Short exercise - Could you repeat the records below exactly, leaving out any pictures?

Data rows -
== == ==

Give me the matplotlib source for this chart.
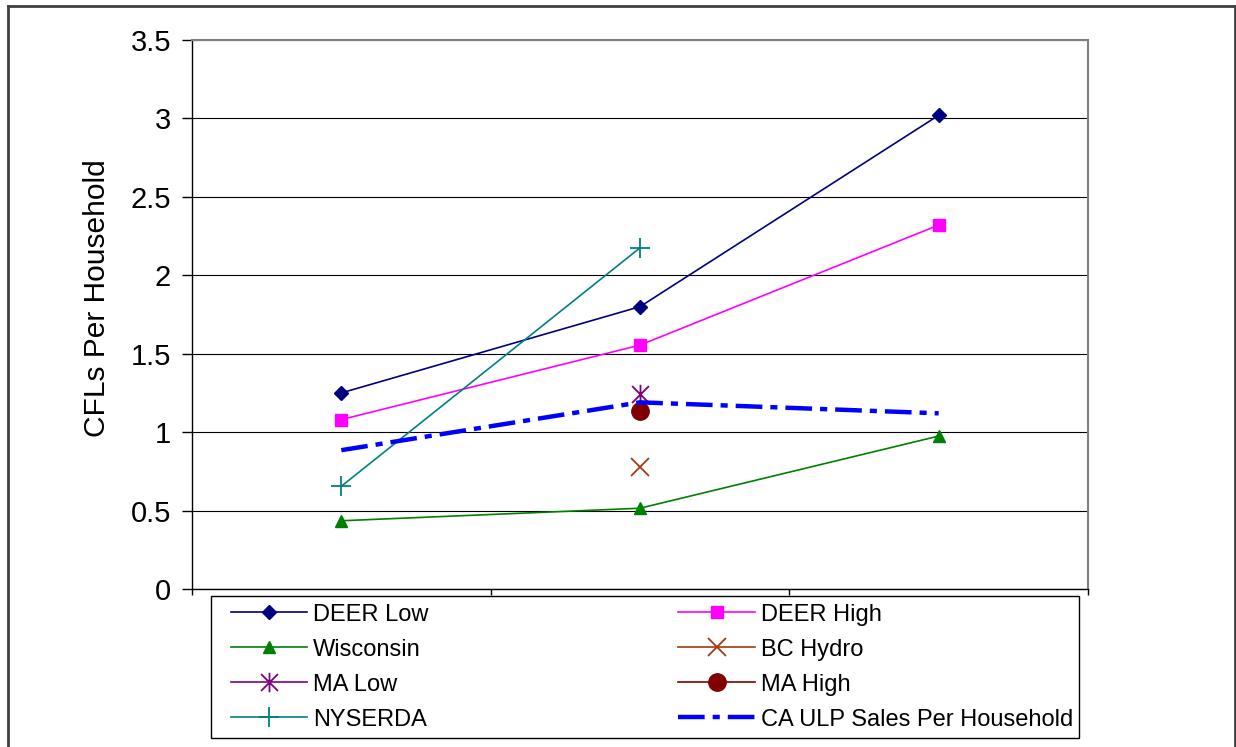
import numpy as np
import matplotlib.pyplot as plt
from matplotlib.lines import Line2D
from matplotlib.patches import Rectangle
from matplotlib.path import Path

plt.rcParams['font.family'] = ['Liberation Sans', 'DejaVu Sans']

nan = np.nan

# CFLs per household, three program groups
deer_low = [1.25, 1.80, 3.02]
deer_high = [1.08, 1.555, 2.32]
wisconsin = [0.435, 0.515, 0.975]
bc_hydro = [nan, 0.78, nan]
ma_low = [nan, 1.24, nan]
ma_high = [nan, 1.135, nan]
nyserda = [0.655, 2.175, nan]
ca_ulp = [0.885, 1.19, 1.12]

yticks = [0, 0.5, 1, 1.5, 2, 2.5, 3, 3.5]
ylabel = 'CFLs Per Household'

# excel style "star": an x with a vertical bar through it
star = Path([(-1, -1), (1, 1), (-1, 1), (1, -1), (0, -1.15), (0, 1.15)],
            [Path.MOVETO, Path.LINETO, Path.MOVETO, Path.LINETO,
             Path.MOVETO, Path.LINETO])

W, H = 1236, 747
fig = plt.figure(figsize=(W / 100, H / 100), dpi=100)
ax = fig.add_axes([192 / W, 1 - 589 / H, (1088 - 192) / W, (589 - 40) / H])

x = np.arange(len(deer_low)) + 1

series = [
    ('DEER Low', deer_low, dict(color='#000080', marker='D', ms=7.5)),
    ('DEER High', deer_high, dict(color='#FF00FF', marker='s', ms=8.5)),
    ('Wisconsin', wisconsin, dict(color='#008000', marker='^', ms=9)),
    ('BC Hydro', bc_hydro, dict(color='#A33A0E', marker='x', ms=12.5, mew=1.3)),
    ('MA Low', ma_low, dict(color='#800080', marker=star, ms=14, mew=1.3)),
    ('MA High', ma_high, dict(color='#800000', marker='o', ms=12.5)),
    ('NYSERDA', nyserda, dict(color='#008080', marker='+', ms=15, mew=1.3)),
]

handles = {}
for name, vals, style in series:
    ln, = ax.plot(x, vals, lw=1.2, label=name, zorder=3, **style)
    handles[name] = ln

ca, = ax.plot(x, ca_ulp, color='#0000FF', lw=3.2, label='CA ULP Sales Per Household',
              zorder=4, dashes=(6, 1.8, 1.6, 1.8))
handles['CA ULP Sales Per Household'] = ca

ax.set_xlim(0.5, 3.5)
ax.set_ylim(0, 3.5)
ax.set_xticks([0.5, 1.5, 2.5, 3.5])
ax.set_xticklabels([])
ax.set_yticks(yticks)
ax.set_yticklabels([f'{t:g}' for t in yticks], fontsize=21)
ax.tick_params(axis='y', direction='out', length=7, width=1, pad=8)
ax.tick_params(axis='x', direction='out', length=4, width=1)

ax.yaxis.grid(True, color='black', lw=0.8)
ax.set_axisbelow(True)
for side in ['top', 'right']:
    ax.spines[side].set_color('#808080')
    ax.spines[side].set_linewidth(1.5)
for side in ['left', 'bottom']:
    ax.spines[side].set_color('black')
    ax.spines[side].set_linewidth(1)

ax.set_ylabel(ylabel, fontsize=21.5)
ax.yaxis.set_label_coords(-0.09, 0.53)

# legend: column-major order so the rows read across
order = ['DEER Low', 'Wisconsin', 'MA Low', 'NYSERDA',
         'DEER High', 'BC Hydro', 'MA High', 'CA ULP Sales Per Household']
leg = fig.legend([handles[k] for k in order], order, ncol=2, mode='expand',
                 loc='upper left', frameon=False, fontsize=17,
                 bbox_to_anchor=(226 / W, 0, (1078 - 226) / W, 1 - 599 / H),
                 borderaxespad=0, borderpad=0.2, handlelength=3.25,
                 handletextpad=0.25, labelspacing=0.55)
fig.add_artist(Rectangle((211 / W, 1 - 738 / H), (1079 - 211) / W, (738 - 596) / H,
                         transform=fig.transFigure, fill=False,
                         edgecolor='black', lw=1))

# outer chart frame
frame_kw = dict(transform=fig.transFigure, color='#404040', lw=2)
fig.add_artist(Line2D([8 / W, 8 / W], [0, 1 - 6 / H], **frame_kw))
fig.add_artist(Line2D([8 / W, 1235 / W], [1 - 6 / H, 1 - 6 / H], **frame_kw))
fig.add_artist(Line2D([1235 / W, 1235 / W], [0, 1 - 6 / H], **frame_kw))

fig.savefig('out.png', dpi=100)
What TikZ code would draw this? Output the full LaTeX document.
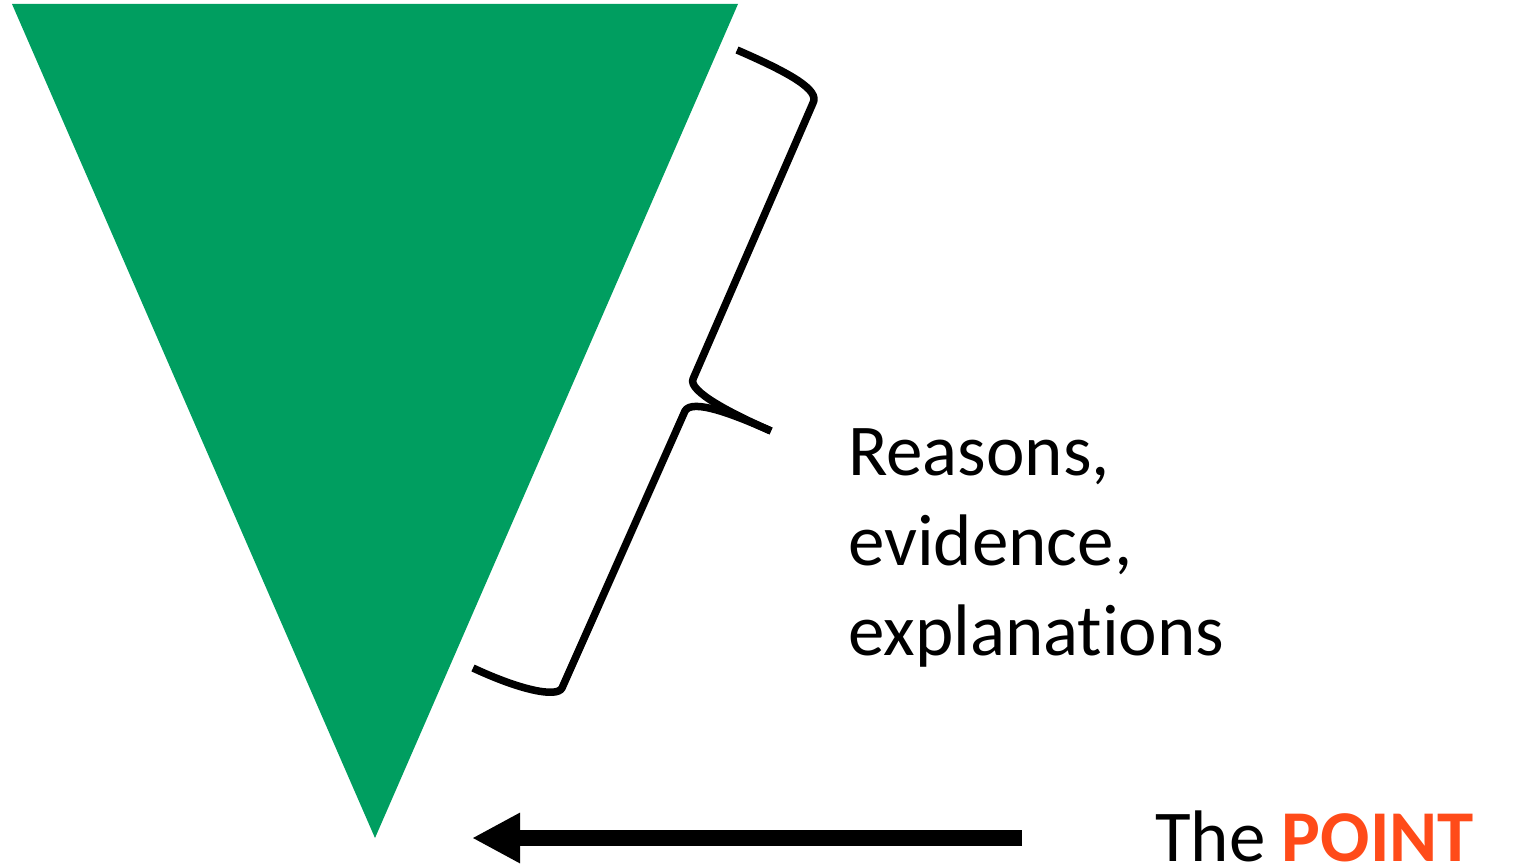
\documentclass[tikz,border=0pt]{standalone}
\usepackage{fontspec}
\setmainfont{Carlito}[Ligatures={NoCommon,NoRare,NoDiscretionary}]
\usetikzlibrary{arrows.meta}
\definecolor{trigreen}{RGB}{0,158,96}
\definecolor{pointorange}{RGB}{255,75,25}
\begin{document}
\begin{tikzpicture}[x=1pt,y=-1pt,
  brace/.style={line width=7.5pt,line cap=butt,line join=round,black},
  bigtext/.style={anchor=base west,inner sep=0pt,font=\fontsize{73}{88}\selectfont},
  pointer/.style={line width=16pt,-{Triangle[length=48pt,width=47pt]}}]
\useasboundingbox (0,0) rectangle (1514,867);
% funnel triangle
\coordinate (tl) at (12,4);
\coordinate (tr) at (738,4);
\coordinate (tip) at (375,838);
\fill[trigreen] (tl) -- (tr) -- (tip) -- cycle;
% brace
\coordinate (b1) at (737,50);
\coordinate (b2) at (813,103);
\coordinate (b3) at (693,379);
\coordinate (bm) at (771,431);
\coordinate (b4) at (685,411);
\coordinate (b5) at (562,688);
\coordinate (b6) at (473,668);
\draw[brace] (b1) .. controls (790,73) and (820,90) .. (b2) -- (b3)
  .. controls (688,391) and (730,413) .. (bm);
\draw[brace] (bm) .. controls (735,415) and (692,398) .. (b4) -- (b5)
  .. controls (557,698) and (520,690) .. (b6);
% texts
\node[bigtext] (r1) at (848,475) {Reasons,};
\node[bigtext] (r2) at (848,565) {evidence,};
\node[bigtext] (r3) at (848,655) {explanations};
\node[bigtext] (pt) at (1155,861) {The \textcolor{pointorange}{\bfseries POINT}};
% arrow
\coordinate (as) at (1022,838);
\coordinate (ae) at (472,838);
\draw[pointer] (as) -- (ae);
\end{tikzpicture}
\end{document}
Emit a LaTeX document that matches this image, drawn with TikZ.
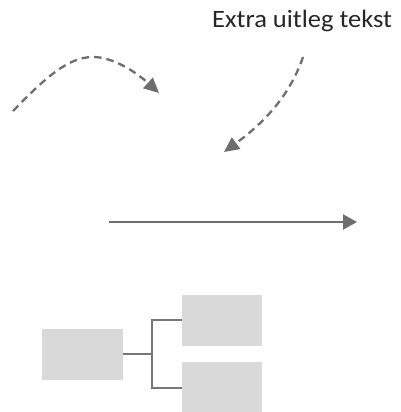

== == ==

Output for this exercise -
Give me the matplotlib source for this chart.
import numpy as np
import matplotlib.pyplot as plt
from matplotlib.lines import Line2D
from matplotlib.patches import Rectangle
from matplotlib.path import Path

plt.rcParams['font.family'] = ['Liberation Sans', 'DejaVu Sans']

nan = np.nan

# CFLs per household, three program groups
deer_low = [1.25, 1.80, 3.02]
deer_high = [1.08, 1.555, 2.32]
wisconsin = [0.435, 0.515, 0.975]
bc_hydro = [nan, 0.78, nan]
ma_low = [nan, 1.24, nan]
ma_high = [nan, 1.135, nan]
nyserda = [0.655, 2.175, nan]
ca_ulp = [0.885, 1.19, 1.12]

yticks = [0, 0.5, 1, 1.5, 2, 2.5, 3, 3.5]
ylabel = 'CFLs Per Household'

# excel style "star": an x with a vertical bar through it
star = Path([(-1, -1), (1, 1), (-1, 1), (1, -1), (0, -1.15), (0, 1.15)],
            [Path.MOVETO, Path.LINETO, Path.MOVETO, Path.LINETO,
             Path.MOVETO, Path.LINETO])

W, H = 1236, 747
fig = plt.figure(figsize=(W / 100, H / 100), dpi=100)
ax = fig.add_axes([192 / W, 1 - 589 / H, (1088 - 192) / W, (589 - 40) / H])

x = np.arange(len(deer_low)) + 1

series = [
    ('DEER Low', deer_low, dict(color='#000080', marker='D', ms=7.5)),
    ('DEER High', deer_high, dict(color='#FF00FF', marker='s', ms=8.5)),
    ('Wisconsin', wisconsin, dict(color='#008000', marker='^', ms=9)),
    ('BC Hydro', bc_hydro, dict(color='#A33A0E', marker='x', ms=12.5, mew=1.3)),
    ('MA Low', ma_low, dict(color='#800080', marker=star, ms=14, mew=1.3)),
    ('MA High', ma_high, dict(color='#800000', marker='o', ms=12.5)),
    ('NYSERDA', nyserda, dict(color='#008080', marker='+', ms=15, mew=1.3)),
]

handles = {}
for name, vals, style in series:
    ln, = ax.plot(x, vals, lw=1.2, label=name, zorder=3, **style)
    handles[name] = ln

ca, = ax.plot(x, ca_ulp, color='#0000FF', lw=3.2, label='CA ULP Sales Per Household',
              zorder=4, dashes=(6, 1.8, 1.6, 1.8))
handles['CA ULP Sales Per Household'] = ca

ax.set_xlim(0.5, 3.5)
ax.set_ylim(0, 3.5)
ax.set_xticks([0.5, 1.5, 2.5, 3.5])
ax.set_xticklabels([])
ax.set_yticks(yticks)
ax.set_yticklabels([f'{t:g}' for t in yticks], fontsize=21)
ax.tick_params(axis='y', direction='out', length=7, width=1, pad=8)
ax.tick_params(axis='x', direction='out', length=4, width=1)

ax.yaxis.grid(True, color='black', lw=0.8)
ax.set_axisbelow(True)
for side in ['top', 'right']:
    ax.spines[side].set_color('#808080')
    ax.spines[side].set_linewidth(1.5)
for side in ['left', 'bottom']:
    ax.spines[side].set_color('black')
    ax.spines[side].set_linewidth(1)

ax.set_ylabel(ylabel, fontsize=21.5)
ax.yaxis.set_label_coords(-0.09, 0.53)

# legend: column-major order so the rows read across
order = ['DEER Low', 'Wisconsin', 'MA Low', 'NYSERDA',
         'DEER High', 'BC Hydro', 'MA High', 'CA ULP Sales Per Household']
leg = fig.legend([handles[k] for k in order], order, ncol=2, mode='expand',
                 loc='upper left', frameon=False, fontsize=17,
                 bbox_to_anchor=(226 / W, 0, (1078 - 226) / W, 1 - 599 / H),
                 borderaxespad=0, borderpad=0.2, handlelength=3.25,
                 handletextpad=0.25, labelspacing=0.55)
fig.add_artist(Rectangle((211 / W, 1 - 738 / H), (1079 - 211) / W, (738 - 596) / H,
                         transform=fig.transFigure, fill=False,
                         edgecolor='black', lw=1))

# outer chart frame
frame_kw = dict(transform=fig.transFigure, color='#404040', lw=2)
fig.add_artist(Line2D([8 / W, 8 / W], [0, 1 - 6 / H], **frame_kw))
fig.add_artist(Line2D([8 / W, 1235 / W], [1 - 6 / H, 1 - 6 / H], **frame_kw))
fig.add_artist(Line2D([1235 / W, 1235 / W], [0, 1 - 6 / H], **frame_kw))

fig.savefig('out.png', dpi=100)
What TikZ code would draw this? Output the full LaTeX document.
\documentclass[tikz,border=0pt]{standalone}
\usepackage{fontspec}
\setmainfont{Carlito}[Ligatures={NoCommon,NoRare,NoDiscretionary}]
\usetikzlibrary{arrows.meta}
\definecolor{trigreen}{RGB}{0,158,96}
\definecolor{pointorange}{RGB}{255,75,25}
\begin{document}
\begin{tikzpicture}[x=1pt,y=-1pt,
  brace/.style={line width=7.5pt,line cap=butt,line join=round,black},
  bigtext/.style={anchor=base west,inner sep=0pt,font=\fontsize{73}{88}\selectfont},
  pointer/.style={line width=16pt,-{Triangle[length=48pt,width=47pt]}}]
\useasboundingbox (0,0) rectangle (1514,867);
% funnel triangle
\coordinate (tl) at (12,4);
\coordinate (tr) at (738,4);
\coordinate (tip) at (375,838);
\fill[trigreen] (tl) -- (tr) -- (tip) -- cycle;
% brace
\coordinate (b1) at (737,50);
\coordinate (b2) at (813,103);
\coordinate (b3) at (693,379);
\coordinate (bm) at (771,431);
\coordinate (b4) at (685,411);
\coordinate (b5) at (562,688);
\coordinate (b6) at (473,668);
\draw[brace] (b1) .. controls (790,73) and (820,90) .. (b2) -- (b3)
  .. controls (688,391) and (730,413) .. (bm);
\draw[brace] (bm) .. controls (735,415) and (692,398) .. (b4) -- (b5)
  .. controls (557,698) and (520,690) .. (b6);
% texts
\node[bigtext] (r1) at (848,475) {Reasons,};
\node[bigtext] (r2) at (848,565) {evidence,};
\node[bigtext] (r3) at (848,655) {explanations};
\node[bigtext] (pt) at (1155,861) {The \textcolor{pointorange}{\bfseries POINT}};
% arrow
\coordinate (as) at (1022,838);
\coordinate (ae) at (472,838);
\draw[pointer] (as) -- (ae);
\end{tikzpicture}
\end{document}
Emit a LaTeX document that matches this image, drawn with TikZ.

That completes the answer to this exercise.